The most common signs include perfect 5-star ratings across large review pools, absence of specific negative feedback, temporal clusters of reviews, promotional language without disclosure, and suspicious reviewer profiles with unrelated product histories.
Are product reviews on Amazon trustworthy?
Amazon reviews vary widely in reliability. Filtering by “Verified Purchase” and cross-referencing with independent platforms like Reddit or Trustpilot gives a more accurate picture than relying on the platform rating alone.
How do I spot fake reviews without special tools?
Check the timestamp distribution for sudden spikes, read reviewer profile histories for unnatural patterns, and look for specific personal details in the review text. Recognizing review manipulation requires no tools beyond a few minutes of deliberate reading.

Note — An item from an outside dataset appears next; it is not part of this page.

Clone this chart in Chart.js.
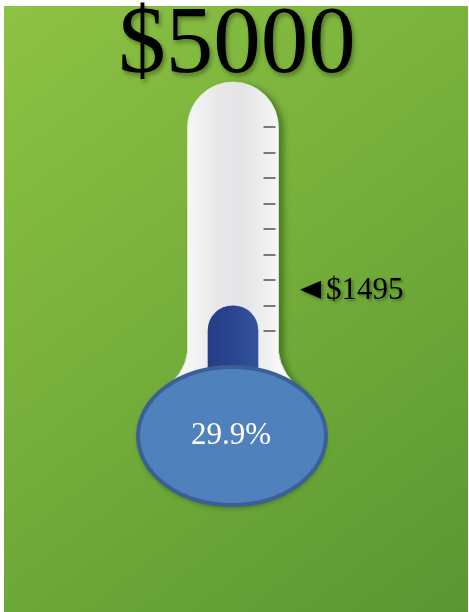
<!DOCTYPE html>
<html>
<head>
<meta charset="utf-8">
<script src="https://cdn.jsdelivr.net/npm/chart.js@4.4.1/dist/chart.umd.min.js"></script>
<style>
  html, body { margin: 0; padding: 0; background: #fff; }
  #wrap { width: 469px; height: 612px; }
</style>
</head>
<body>
<div id="wrap"><canvas id="myChart"></canvas></div>
<script>
const categories = ['Raised'];
const raisedValues = [1495];
const goalValues = [5000];
const tickValues = [1000, 1500, 2000, 2500, 3000, 3500, 4000, 4500, 5000];

const serif = '"Liberation Serif", "Times New Roman", serif';
const pct = (raisedValues[0] / goalValues[0] * 100).toFixed(1) + '%';

// green backdrop, goal heading, glass tube and scale marks
const thermoBack = {
    id: 'thermoBack',
    beforeDraw(chart) {
        const { ctx, width, height } = chart;
        ctx.save();
        ctx.fillStyle = '#ffffff';
        ctx.fillRect(0, 0, width, height);
        const bg = ctx.createLinearGradient(4, 6, width, height);
        bg.addColorStop(0, '#8dc243');
        bg.addColorStop(0.5, '#74ad3a');
        bg.addColorStop(1, '#5a9733');
        ctx.fillStyle = bg;
        ctx.fillRect(4, 6, width - 5, height - 6);

        ctx.font = '95px ' + serif;
        ctx.textAlign = 'center';
        ctx.textBaseline = 'alphabetic';
        ctx.shadowColor = 'rgba(0, 0, 0, 0.35)';
        ctx.shadowBlur = 4;
        ctx.shadowOffsetX = 2;
        ctx.shadowOffsetY = 3;
        ctx.fillStyle = '#000000';
        ctx.fillText('$' + goalValues[0], 237, 72);
        ctx.restore();
    },
    beforeDatasetsDraw(chart) {
        const { ctx, chartArea, scales } = chart;
        const cx = (chartArea.left + chartArea.right) / 2;
        const half = 45.5;
        const l = cx - half, r = cx + half;
        const top = chartArea.top - 45;
        const neck = chartArea.bottom - 30;

        ctx.save();
        ctx.beginPath();
        ctx.moveTo(l, top + half);
        ctx.arc(cx, top + half, half, Math.PI, 0);
        ctx.lineTo(r, neck);
        ctx.quadraticCurveTo(r + 2, neck + 22, r + 28, neck + 44);
        ctx.lineTo(cx, neck + 110);
        ctx.lineTo(l - 30, neck + 44);
        ctx.quadraticCurveTo(l - 2, neck + 22, l, neck);
        ctx.closePath();
        const glass = ctx.createLinearGradient(l, 0, r, 0);
        glass.addColorStop(0, '#f6f6f6');
        glass.addColorStop(0.3, '#e9e9eb');
        glass.addColorStop(0.6, '#e4e4e6');
        glass.addColorStop(0.85, '#efeff0');
        glass.addColorStop(1, '#f8f8f8');
        ctx.shadowColor = 'rgba(20, 50, 10, 0.45)';
        ctx.shadowBlur = 6;
        ctx.shadowOffsetX = 5;
        ctx.shadowOffsetY = 2;
        ctx.fillStyle = glass;
        ctx.fill();
        ctx.shadowColor = 'transparent';
        ctx.strokeStyle = 'rgba(220, 240, 200, 0.8)';
        ctx.lineWidth = 1;
        ctx.stroke();

        ctx.strokeStyle = '#7a7a7a';
        ctx.lineWidth = 2;
        tickValues.forEach(v => {
            const y = Math.round(scales.y.getPixelForValue(v));
            ctx.beginPath();
            ctx.moveTo(r - 15, y);
            ctx.lineTo(r - 3, y);
            ctx.stroke();
        });
        ctx.restore();
    },
    afterDatasetsDraw(chart) {
        const { ctx, chartArea, scales } = chart;
        const cx = (chartArea.left + chartArea.right) / 2 - 1;
        const cy = chartArea.bottom + 54;

        ctx.save();
        ctx.beginPath();
        ctx.ellipse(cx, cy, 94, 69, 0, 0, Math.PI * 2);
        ctx.shadowColor = 'rgba(20, 50, 10, 0.4)';
        ctx.shadowBlur = 5;
        ctx.shadowOffsetY = 3;
        ctx.fillStyle = '#4f81bd';
        ctx.fill();
        ctx.shadowColor = 'transparent';
        ctx.lineWidth = 4;
        ctx.strokeStyle = '#3a6096';
        ctx.stroke();

        ctx.fillStyle = '#ffffff';
        ctx.font = '31px ' + serif;
        ctx.textAlign = 'center';
        ctx.textBaseline = 'middle';
        ctx.fillText(pct, cx - 1, cy);

        // value marker
        const y = scales.y.getPixelForValue(raisedValues[0]) - 16;
        const x = chartArea.right + 17;
        ctx.shadowColor = 'rgba(0, 0, 0, 0.35)';
        ctx.shadowBlur = 3;
        ctx.shadowOffsetX = 2;
        ctx.shadowOffsetY = 2;
        ctx.fillStyle = '#000000';
        ctx.beginPath();
        ctx.moveTo(x, y);
        ctx.lineTo(x + 21, y - 9);
        ctx.lineTo(x + 21, y + 9);
        ctx.closePath();
        ctx.fill();
        ctx.font = '31px ' + serif;
        ctx.textAlign = 'left';
        ctx.fillText('$' + raisedValues[0], x + 26, y + 1);
        ctx.restore();
    }
};

const ctx = document.getElementById('myChart');

new Chart(ctx, {
    type: 'bar',
    data: {
        labels: categories,
        datasets: [{
            label: 'Raised',
            data: raisedValues,
            barThickness: 50,
            borderRadius: { topLeft: 25, topRight: 25 },
            borderSkipped: 'bottom',
            backgroundColor: (context) => {
                const { ctx, chartArea } = context.chart;
                if (!chartArea) {
                    return '#2b4590';
                }
                const cx = (chartArea.left + chartArea.right) / 2;
                const g = ctx.createLinearGradient(cx - 25, 0, cx + 25, 0);
                g.addColorStop(0, '#263c86');
                g.addColorStop(0.6, '#2c4793');
                g.addColorStop(1, '#34539c');
                return g;
            }
        }]
    },
    options: {
        responsive: true,
        maintainAspectRatio: false,
        animation: false,
        layout: {
            padding: { top: 127, bottom: 230, left: 183, right: 186 }
        },
        scales: {
            x: { display: false },
            y: { display: false, min: 0, max: goalValues[0] }
        },
        plugins: {
            legend: { display: false },
            tooltip: { enabled: false },
            title: { display: false }
        }
    },
    plugins: [thermoBack]
});
</script>
</body>
</html>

Does an affiliate link mean a review is biased?
Not automatically. A reviewer who clearly discloses an affiliate relationship and still includes honest criticism and deal-breakers is demonstrating credibility. The problem is undisclosed affiliate links, which violate FTC guidelines and compromise objectivity.
Why are three-star reviews often the most honest?
Research on manipulated review sections shows that extreme ratings, both five-star and one-star, are disproportionately targeted by manipulation campaigns. Three-star reviews reflect the mixed reality most users experience and are less likely to be part of a coordinated effort to skew overall scores.